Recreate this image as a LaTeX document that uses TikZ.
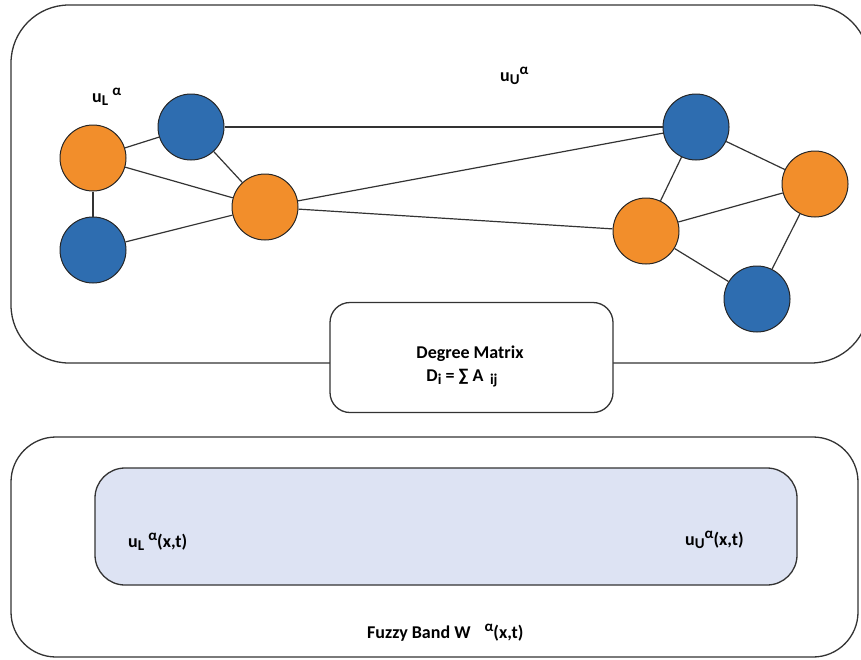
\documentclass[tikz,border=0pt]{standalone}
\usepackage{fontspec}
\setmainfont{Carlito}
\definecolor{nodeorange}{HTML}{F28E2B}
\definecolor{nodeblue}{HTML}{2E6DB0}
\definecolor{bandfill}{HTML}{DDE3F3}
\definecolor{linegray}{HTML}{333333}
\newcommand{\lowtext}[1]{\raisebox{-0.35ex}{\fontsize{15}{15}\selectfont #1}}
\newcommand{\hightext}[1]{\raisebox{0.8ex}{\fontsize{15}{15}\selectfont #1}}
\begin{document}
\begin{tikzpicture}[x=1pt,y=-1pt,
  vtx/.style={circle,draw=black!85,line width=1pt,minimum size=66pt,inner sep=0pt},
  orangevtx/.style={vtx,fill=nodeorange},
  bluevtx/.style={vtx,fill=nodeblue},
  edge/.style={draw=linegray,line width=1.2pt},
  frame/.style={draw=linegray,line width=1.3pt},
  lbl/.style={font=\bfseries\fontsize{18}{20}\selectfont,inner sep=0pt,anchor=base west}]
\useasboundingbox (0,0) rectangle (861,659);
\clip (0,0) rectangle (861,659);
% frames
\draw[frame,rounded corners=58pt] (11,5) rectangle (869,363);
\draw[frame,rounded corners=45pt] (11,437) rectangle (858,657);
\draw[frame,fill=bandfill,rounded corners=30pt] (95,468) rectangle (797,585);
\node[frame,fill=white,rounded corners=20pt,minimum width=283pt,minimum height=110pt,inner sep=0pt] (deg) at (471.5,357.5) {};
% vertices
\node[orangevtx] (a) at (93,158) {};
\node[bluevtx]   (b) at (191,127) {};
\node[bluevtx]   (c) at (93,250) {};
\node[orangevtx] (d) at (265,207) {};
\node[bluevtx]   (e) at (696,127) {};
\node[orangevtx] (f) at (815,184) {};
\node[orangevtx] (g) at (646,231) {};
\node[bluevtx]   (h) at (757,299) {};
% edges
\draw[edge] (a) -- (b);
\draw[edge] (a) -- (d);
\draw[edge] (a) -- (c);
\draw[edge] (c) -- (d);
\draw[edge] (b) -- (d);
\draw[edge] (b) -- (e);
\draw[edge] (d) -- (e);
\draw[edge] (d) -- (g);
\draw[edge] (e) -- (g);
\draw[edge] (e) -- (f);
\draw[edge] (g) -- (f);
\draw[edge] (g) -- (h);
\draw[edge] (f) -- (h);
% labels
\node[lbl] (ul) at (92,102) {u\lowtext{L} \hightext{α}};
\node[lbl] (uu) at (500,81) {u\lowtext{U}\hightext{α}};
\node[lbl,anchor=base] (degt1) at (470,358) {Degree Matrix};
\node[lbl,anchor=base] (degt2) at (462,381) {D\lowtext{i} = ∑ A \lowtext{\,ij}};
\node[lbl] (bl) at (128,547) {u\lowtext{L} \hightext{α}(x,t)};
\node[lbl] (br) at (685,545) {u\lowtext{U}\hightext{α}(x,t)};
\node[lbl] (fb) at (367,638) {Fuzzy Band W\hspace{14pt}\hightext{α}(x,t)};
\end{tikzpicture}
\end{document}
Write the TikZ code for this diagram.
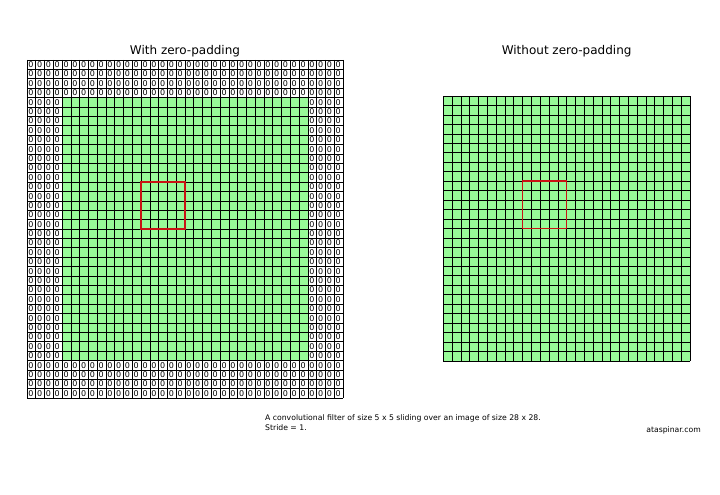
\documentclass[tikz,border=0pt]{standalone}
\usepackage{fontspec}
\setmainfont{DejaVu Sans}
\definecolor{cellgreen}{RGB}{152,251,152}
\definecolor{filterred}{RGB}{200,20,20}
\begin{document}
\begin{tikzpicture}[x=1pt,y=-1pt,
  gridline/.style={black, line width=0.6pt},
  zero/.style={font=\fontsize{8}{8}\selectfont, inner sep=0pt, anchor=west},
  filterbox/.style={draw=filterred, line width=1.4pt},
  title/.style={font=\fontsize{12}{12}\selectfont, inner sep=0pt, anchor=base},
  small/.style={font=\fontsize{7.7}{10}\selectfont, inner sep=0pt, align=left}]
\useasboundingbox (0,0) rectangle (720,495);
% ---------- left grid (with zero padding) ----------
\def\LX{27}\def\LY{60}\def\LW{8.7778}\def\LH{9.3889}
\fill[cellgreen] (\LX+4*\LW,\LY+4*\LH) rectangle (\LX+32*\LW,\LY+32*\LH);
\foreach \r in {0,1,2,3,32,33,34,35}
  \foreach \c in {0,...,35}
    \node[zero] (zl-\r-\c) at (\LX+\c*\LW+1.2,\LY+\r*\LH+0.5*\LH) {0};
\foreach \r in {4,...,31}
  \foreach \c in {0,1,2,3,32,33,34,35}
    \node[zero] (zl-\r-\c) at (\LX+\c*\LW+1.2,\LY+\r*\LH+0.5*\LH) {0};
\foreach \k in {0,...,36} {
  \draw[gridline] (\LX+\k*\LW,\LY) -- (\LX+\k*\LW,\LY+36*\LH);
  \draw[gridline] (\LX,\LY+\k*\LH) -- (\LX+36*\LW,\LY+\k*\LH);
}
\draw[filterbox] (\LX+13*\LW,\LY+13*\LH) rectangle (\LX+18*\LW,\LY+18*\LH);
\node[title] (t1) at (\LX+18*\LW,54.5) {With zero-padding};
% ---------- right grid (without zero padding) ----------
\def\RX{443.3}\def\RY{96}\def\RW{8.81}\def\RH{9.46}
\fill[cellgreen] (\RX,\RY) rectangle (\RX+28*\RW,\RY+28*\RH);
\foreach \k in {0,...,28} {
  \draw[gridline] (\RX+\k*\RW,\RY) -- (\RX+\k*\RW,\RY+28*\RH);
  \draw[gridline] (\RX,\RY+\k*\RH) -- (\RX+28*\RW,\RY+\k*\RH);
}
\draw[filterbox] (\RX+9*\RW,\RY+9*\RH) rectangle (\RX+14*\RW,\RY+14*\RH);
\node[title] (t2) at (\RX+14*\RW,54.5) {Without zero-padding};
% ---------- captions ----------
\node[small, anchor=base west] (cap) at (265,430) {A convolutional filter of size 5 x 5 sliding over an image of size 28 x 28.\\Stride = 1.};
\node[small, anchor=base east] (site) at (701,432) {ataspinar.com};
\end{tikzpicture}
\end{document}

════════════════════

DIRECTIONS - Go through the listing above and write it all out exactly, leaving out any picture.

WRITTEN SOLUTION -
Recreate this image as a LaTeX document that uses TikZ.
\documentclass[tikz,border=0pt]{standalone}
\usepackage{fontspec}
\setmainfont{Carlito}
\definecolor{nodeorange}{HTML}{F28E2B}
\definecolor{nodeblue}{HTML}{2E6DB0}
\definecolor{bandfill}{HTML}{DDE3F3}
\definecolor{linegray}{HTML}{333333}
\newcommand{\lowtext}[1]{\raisebox{-0.35ex}{\fontsize{15}{15}\selectfont #1}}
\newcommand{\hightext}[1]{\raisebox{0.8ex}{\fontsize{15}{15}\selectfont #1}}
\begin{document}
\begin{tikzpicture}[x=1pt,y=-1pt,
  vtx/.style={circle,draw=black!85,line width=1pt,minimum size=66pt,inner sep=0pt},
  orangevtx/.style={vtx,fill=nodeorange},
  bluevtx/.style={vtx,fill=nodeblue},
  edge/.style={draw=linegray,line width=1.2pt},
  frame/.style={draw=linegray,line width=1.3pt},
  lbl/.style={font=\bfseries\fontsize{18}{20}\selectfont,inner sep=0pt,anchor=base west}]
\useasboundingbox (0,0) rectangle (861,659);
\clip (0,0) rectangle (861,659);
% frames
\draw[frame,rounded corners=58pt] (11,5) rectangle (869,363);
\draw[frame,rounded corners=45pt] (11,437) rectangle (858,657);
\draw[frame,fill=bandfill,rounded corners=30pt] (95,468) rectangle (797,585);
\node[frame,fill=white,rounded corners=20pt,minimum width=283pt,minimum height=110pt,inner sep=0pt] (deg) at (471.5,357.5) {};
% vertices
\node[orangevtx] (a) at (93,158) {};
\node[bluevtx]   (b) at (191,127) {};
\node[bluevtx]   (c) at (93,250) {};
\node[orangevtx] (d) at (265,207) {};
\node[bluevtx]   (e) at (696,127) {};
\node[orangevtx] (f) at (815,184) {};
\node[orangevtx] (g) at (646,231) {};
\node[bluevtx]   (h) at (757,299) {};
% edges
\draw[edge] (a) -- (b);
\draw[edge] (a) -- (d);
\draw[edge] (a) -- (c);
\draw[edge] (c) -- (d);
\draw[edge] (b) -- (d);
\draw[edge] (b) -- (e);
\draw[edge] (d) -- (e);
\draw[edge] (d) -- (g);
\draw[edge] (e) -- (g);
\draw[edge] (e) -- (f);
\draw[edge] (g) -- (f);
\draw[edge] (g) -- (h);
\draw[edge] (f) -- (h);
% labels
\node[lbl] (ul) at (92,102) {u\lowtext{L} \hightext{α}};
\node[lbl] (uu) at (500,81) {u\lowtext{U}\hightext{α}};
\node[lbl,anchor=base] (degt1) at (470,358) {Degree Matrix};
\node[lbl,anchor=base] (degt2) at (462,381) {D\lowtext{i} = ∑ A \lowtext{\,ij}};
\node[lbl] (bl) at (128,547) {u\lowtext{L} \hightext{α}(x,t)};
\node[lbl] (br) at (685,545) {u\lowtext{U}\hightext{α}(x,t)};
\node[lbl] (fb) at (367,638) {Fuzzy Band W\hspace{14pt}\hightext{α}(x,t)};
\end{tikzpicture}
\end{document}
Write the TikZ code for this diagram.
\documentclass[tikz,border=0pt]{standalone}
\usepackage{fontspec}
\setmainfont{DejaVu Sans}
\definecolor{cellgreen}{RGB}{152,251,152}
\definecolor{filterred}{RGB}{200,20,20}
\begin{document}
\begin{tikzpicture}[x=1pt,y=-1pt,
  gridline/.style={black, line width=0.6pt},
  zero/.style={font=\fontsize{8}{8}\selectfont, inner sep=0pt, anchor=west},
  filterbox/.style={draw=filterred, line width=1.4pt},
  title/.style={font=\fontsize{12}{12}\selectfont, inner sep=0pt, anchor=base},
  small/.style={font=\fontsize{7.7}{10}\selectfont, inner sep=0pt, align=left}]
\useasboundingbox (0,0) rectangle (720,495);
% ---------- left grid (with zero padding) ----------
\def\LX{27}\def\LY{60}\def\LW{8.7778}\def\LH{9.3889}
\fill[cellgreen] (\LX+4*\LW,\LY+4*\LH) rectangle (\LX+32*\LW,\LY+32*\LH);
\foreach \r in {0,1,2,3,32,33,34,35}
  \foreach \c in {0,...,35}
    \node[zero] (zl-\r-\c) at (\LX+\c*\LW+1.2,\LY+\r*\LH+0.5*\LH) {0};
\foreach \r in {4,...,31}
  \foreach \c in {0,1,2,3,32,33,34,35}
    \node[zero] (zl-\r-\c) at (\LX+\c*\LW+1.2,\LY+\r*\LH+0.5*\LH) {0};
\foreach \k in {0,...,36} {
  \draw[gridline] (\LX+\k*\LW,\LY) -- (\LX+\k*\LW,\LY+36*\LH);
  \draw[gridline] (\LX,\LY+\k*\LH) -- (\LX+36*\LW,\LY+\k*\LH);
}
\draw[filterbox] (\LX+13*\LW,\LY+13*\LH) rectangle (\LX+18*\LW,\LY+18*\LH);
\node[title] (t1) at (\LX+18*\LW,54.5) {With zero-padding};
% ---------- right grid (without zero padding) ----------
\def\RX{443.3}\def\RY{96}\def\RW{8.81}\def\RH{9.46}
\fill[cellgreen] (\RX,\RY) rectangle (\RX+28*\RW,\RY+28*\RH);
\foreach \k in {0,...,28} {
  \draw[gridline] (\RX+\k*\RW,\RY) -- (\RX+\k*\RW,\RY+28*\RH);
  \draw[gridline] (\RX,\RY+\k*\RH) -- (\RX+28*\RW,\RY+\k*\RH);
}
\draw[filterbox] (\RX+9*\RW,\RY+9*\RH) rectangle (\RX+14*\RW,\RY+14*\RH);
\node[title] (t2) at (\RX+14*\RW,54.5) {Without zero-padding};
% ---------- captions ----------
\node[small, anchor=base west] (cap) at (265,430) {A convolutional filter of size 5 x 5 sliding over an image of size 28 x 28.\\Stride = 1.};
\node[small, anchor=base east] (site) at (701,432) {ataspinar.com};
\end{tikzpicture}
\end{document}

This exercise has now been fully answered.